Top of the list is household expenses – with over 51% of respondents having to worry about how they will meet their monthly household expenses such as rent, home loans, rates, and utilities, followed by whether or not they will be able to adequately support their families, the survey reveals. This comes as no surprise given that the Monetary Policy Committee has increased the interest rate eleven times since November 2021, and the repo rate reaching a 14-year high of 8.25%. The survey further uncovers that 31% of respondents have started a side hustle or second job to make ends meet, however 73% of them still have to use their savings and investments to get by.

“The reality is that while the situation may already be at its worst for many consumers, the economic situation may not improve anytime soon. With job cuts and the increase in inflation in the past two years, many families are living hand-to-mouth, with no means to save for emergencies, let alone build generational wealth for their families,” says Brina Biggs, Senior Manager at 1Life Insurance.

As the economic situation worsens, so does the pressure to be financially secure. In fact, 87% of the survey respondents are expected to create generational wealth to secure their families’ financial future. Similarly, 84% see the significance of leaving generational wealth for their loved ones.

Unfortunately, though, less than 50% have been able to keep all their policies in the past year. This means that should the breadwinner pass, families are left financially vulnerable. For many families, insurance is there to break the cycle of poverty and move a family into a cycle of generational wealth and therefore, having those important conversations with your insurer or broker to find the best way to keep your cover in place is key.

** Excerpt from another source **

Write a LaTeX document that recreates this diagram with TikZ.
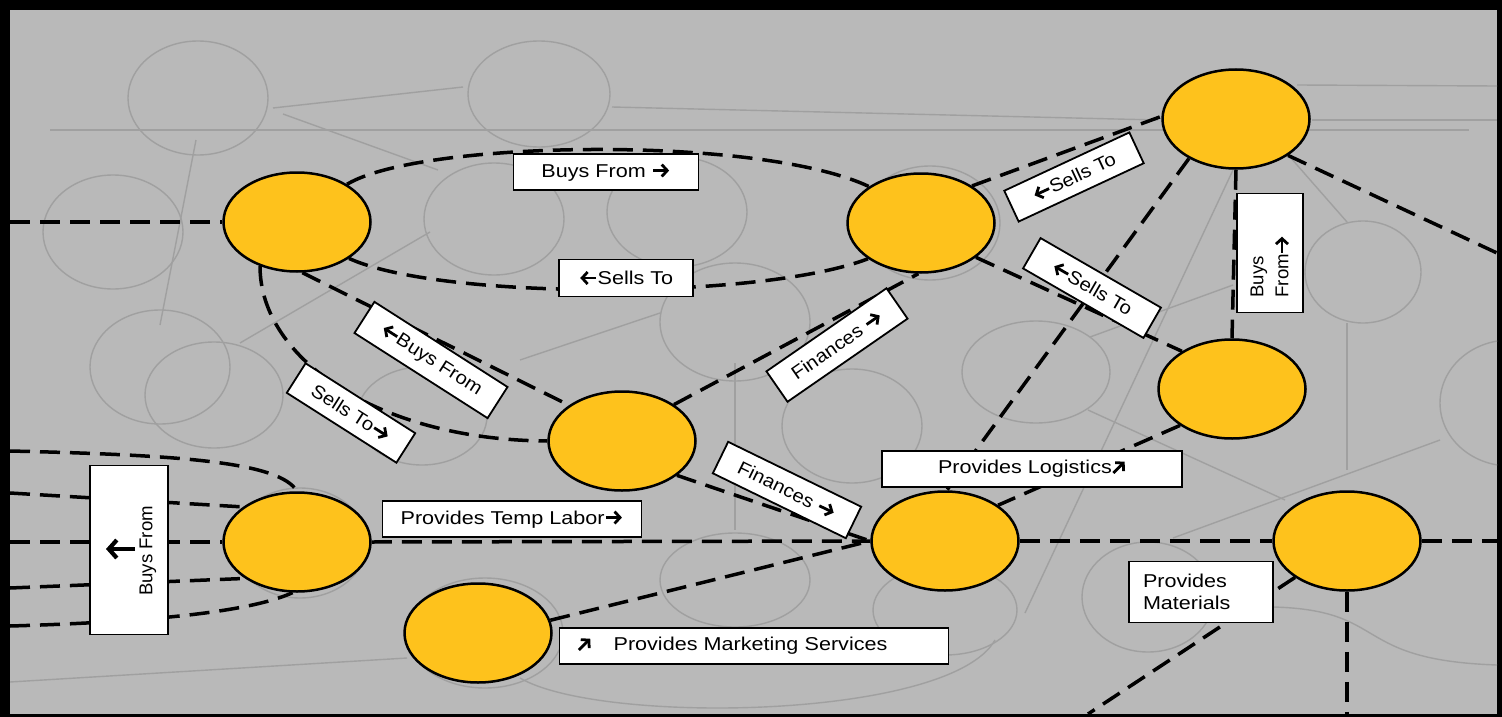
\documentclass[tikz,border=0pt]{standalone}
\usepackage{fontspec}
\setmainfont{Liberation Sans}
\newfontfamily\widefont{Liberation Sans}[FakeStretch=1.16]
\newfontfamily\midfont{Liberation Sans}[FakeStretch=1.09]
\usetikzlibrary{shapes.geometric,arrows.meta}
\definecolor{bggray}{RGB}{185,185,185}
\definecolor{faintgray}{RGB}{160,160,160}
\definecolor{orgyellow}{RGB}{254,194,28}
\newcommand{\hvarrow}[1]{\tikz[x=1pt,y=1pt,baseline=-6.5pt]{\draw[line width=2.8pt, -{Straight Barb[length=5.5pt,width=12pt,line width=2.8pt]}, rotate=#1] (-8,0) -- (8,0);}}
\newcommand{\myra}{\hvarrow{0}}
\newcommand{\myla}{\hvarrow{180}}
\newcommand{\myne}{\hvarrow{45}}
\begin{document}
\begin{tikzpicture}[x=1pt,y=-1pt,
 org/.style={ellipse, draw=black, line width=2.5pt, fill=orgyellow, minimum width=147pt, minimum height=99pt, inner sep=0pt},
 lbl/.style={draw=black, line width=1.8pt, fill=white, inner sep=0pt, minimum height=36pt, font=\widefont\fontsize{18.6}{22}\selectfont},
 rlbl/.style={lbl, font=\midfont\fontsize{18.6}{22}\selectfont},
 vlbl/.style={lbl, font=\fontsize{18.6}{25}\selectfont},
 link/.style={draw=black, line width=3.5pt, dash pattern=on 20pt off 10pt},
 faint/.style={draw=faintgray, line width=1.4pt}]
\useasboundingbox (0,0) rectangle (1502,717);
\fill[black] (0,0) rectangle (1502,717);
\fill[bggray] (10,10) rectangle (1497,714);
% faint background sketch
\begin{scope}
\clip (10,10) rectangle (1497,714);
\draw[faint] (198,98) ellipse [x radius=70, y radius=57];
\draw[faint] (539,94) ellipse [x radius=71, y radius=53];
\draw[faint] (113,232) ellipse [x radius=70, y radius=57];
\draw[faint] (494,219) ellipse [x radius=70, y radius=56];
\draw[faint] (677,212) ellipse [x radius=70, y radius=55];
\draw[faint] (160,367) ellipse [x radius=70, y radius=57];
\draw[faint] (214,395) ellipse [x radius=69, y radius=53];
\draw[faint] (422,416) ellipse [x radius=65, y radius=49];
\draw[faint] (735,322) ellipse [x radius=75, y radius=59];
\draw[faint] (852,426) ellipse [x radius=70, y radius=57];
\draw[faint] (1036,372) ellipse [x radius=74, y radius=51];
\draw[faint] (1363,272) ellipse [x radius=58, y radius=51];
\draw[faint] (1510,403) ellipse [x radius=70, y radius=63];
\draw[faint] (735,580) ellipse [x radius=75, y radius=47];
\draw[faint] (1148,597) ellipse [x radius=66, y radius=55];
\draw[faint] (300,543) ellipse [x radius=67, y radius=55];
\draw[faint] (485,633) ellipse [x radius=78, y radius=55];
\draw[faint] (930,223) ellipse [x radius=70, y radius=57];
\draw[faint] (945,610) ellipse [x radius=72, y radius=45];
\draw[faint] (50,130) -- (1469,130);
\draw[faint] (612,107) -- (1158,120);
\draw[faint] (1312,120) -- (1497,120);
\draw[faint] (1297,85) -- (1497,86);
\draw[faint] (273,108) -- (463,87);
\draw[faint] (283,114) -- (438,170);
\draw[faint] (196,140) -- (160,325);
\draw[faint] (430,232) -- (240,343);
\draw[faint] (520,360) -- (660,313);
\draw[faint] (1233,170) -- (1025,613);
\draw[faint] (1290,157) -- (1347,222);
\draw[faint] (1347,323) -- (1347,470);
\draw[faint] (1090,337) -- (1233,285);
\draw[faint] (1088,410) -- (1285,500);
\draw[faint] (1173,538) -- (1440,440);
\draw[faint] (10,682) -- (407,658);
\draw[faint] (735,363) -- (735,530);
\draw[faint] (520,678) .. controls (600,725) and (950,720) .. (995,640);
\draw[faint] (1273,607) .. controls (1390,610) and (1350,660) .. (1497,665);
\end{scope}
% organisations
\node[org] (A) at (297,222) {};
\node[org] (B) at (921,223) {};
\node[org] (C) at (1236,119) {};
\node[org] (D) at (622,441) {};
\node[org] (E) at (1232,389) {};
\node[org] (F) at (297,542) {};
\node[org] (G) at (945,541) {};
\node[org] (H) at (1347,541) {};
\node[org] (I) at (478,633) {};
% edge points
\coordinate (eA) at (10,222);
\coordinate (eF1) at (10,451);
\coordinate (eF2) at (10,493);
\coordinate (eF3) at (10,542);
\coordinate (eF4) at (10,588);
\coordinate (eF5) at (10,626);
\coordinate (eC) at (1497,253);
\coordinate (eH) at (1497,541);
\coordinate (eHb) at (1347,714);
\coordinate (eHm) at (1088,714);
% connectors
\draw[link] (eA) -- (A.west);
\draw[link] (A.37) .. controls (420,140) and (760,135) .. (B.145);
\draw[link] (A.-35) .. controls (440,300) and (760,300) .. (B.-146);
\draw[link] (A.-130) .. controls (260,360) and (380,440) .. (D.west);
\draw[link] (A.-84) -- (D.146);
\draw[link] (D.35) -- (B.-93);
\draw[link] (D.-32) -- (G.west);
\draw[link] (I.10) -- (G.west);
\draw[link] (F.east) -- (G.west);
\draw[link] (G.east) -- (H.west);
\draw[link] (H.east) -- (eH);
\draw[link] (H.south) -- (eHb);
\draw[link] (H.-145) -- (eHm);
\draw[link] (E.-145) -- (G.34);
\draw[link] (C.-140) -- (G.88);
\draw[link] (B.36) -- (C.178);
\draw[link] (B.-32) -- (E.143);
\draw[link] (C.south) -- (E.north);
\draw[link] (C.-35) -- (eC);
\draw[link] (eF1) .. controls (180,455) and (280,462) .. (F.north);
\draw[link] (eF2) -- (F.147);
\draw[link] (eF3) -- (F.west);
\draw[link] (eF4) -- (F.-145);
\draw[link] (eF5) .. controls (150,622) and (250,612) .. (F.-95);
% labels
\node[lbl, minimum width=185pt] (lbBuys) at (606,172) {Buys From \myra};
\node[lbl, minimum width=134pt, minimum height=37pt] (lbSells) at (626,278) {\myla Sells To};
\node[rlbl, rotate=-32.6, minimum width=158pt, minimum height=37pt] (lbBuysD) at (431,360) {\myla Buys From};
\node[rlbl, rotate=-32.5, minimum width=130pt, minimum height=35pt] (lbSellsD) at (351,413) {Sells To\myra};
\node[rlbl, rotate=34.7, minimum width=146pt, minimum height=37pt] (lbFinU) at (837,345) {Finances \myra};
\node[rlbl, rotate=-26, minimum width=148pt, minimum height=35pt] (lbFinL) at (787,490) {Finances \myra};
\node[rlbl, rotate=25, minimum width=138pt, minimum height=34pt] (lbSellsC) at (1074,177) {\myla Sells To};
\node[rlbl, rotate=-30, minimum width=139pt, minimum height=35pt] (lbSellsE) at (1092,288) {\myla Sells To};
\node[vlbl, rotate=90, minimum width=119pt, minimum height=66pt, text width=89pt, inner xsep=15pt, align=left] (lbBuysV) at (1270,253) {Buys\\From\myra};
\node[lbl, minimum width=300pt] (lbLog) at (1032,469) {Provides Logistics\myne};
\node[lbl, minimum width=259pt] (lbTemp) at (512,519) {Provides Temp Labor\myra};
\node[lbl, minimum width=78pt, minimum height=169pt] (lbBuysL) at (129,550) {};
\node[rotate=90, inner sep=0pt, font=\fontsize{18.6}{22}\selectfont] (lbBuysLt) at (148,551) {Buys From};
\draw[line width=4.2pt, -{Straight Barb[length=8pt,width=18pt,line width=4.2pt]}] (135,549) -- (106,549);
\node[lbl, minimum width=144pt, minimum height=61pt, text width=116pt, inner xsep=14pt, align=left] (lbMat) at (1201,592) {Provides\\Materials};
\node[lbl, minimum width=389pt, text width=353pt, inner xsep=18pt, align=left] (lbMkt) at (754,646) {\myne\hspace{22pt}Provides Marketing Services};
\end{tikzpicture}
\end{document}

“While many may feel that the lack of financial insurance is justifiable under these circumstances, the reality is that this is one of the building blocks to creating financial security and future wealth for your family. It should, therefore, be a key priority in one’s monthly expenses, but understandably, putting food on the table will always take top priority,” adds Biggs.

Talking about putting food on the table – the research shows that 51% of respondents have had to take out a microloan or an advance on their salary (monthly) to do just this, as well as cover transport costs, and other living expenses.

“The reality is that while taking out a loan may offer short-term relief from financial stress, the act itself has a snowball effect on earnings – making one poorer, as they often cannot recoup the money each month that they took from the month before. At this point, the solution is to start planning on how this cycle can be stopped before one finds themselves in debt review, or worse, bankruptcy,” says Biggs.

When looking at the respondents’ perception of wealth-building methods, the survey revealed that most respondents (22%) associate wealth with assets like property inherited from relatives/parents. While this is correct, there are various other methods available to build wealth, and it is encouraging to note that 89% of respondents think Life Cover is one of them. This outcome indicates significant improvement in the understanding of what wealth generation means and how it can be achieved.

“We cannot deny that the current economic reality has been harsh on the pocket, but now is not the time for consumers to let their guard down. In fact, one should be seeking financial education, and speaking to their financial advisor or insurer, to determine the best way to financially navigate these difficult times,” Biggs continues.

“This situation is not unique to one person, so don’t feel alone! With so many South African’s already cash strapped, one needs to talk about these things honestly, and get your household to understand where you are financially. This way, families can work as a team to hold fast as we hope for rates to fall and the cost of living to come down later in 2024,” concludes Biggs.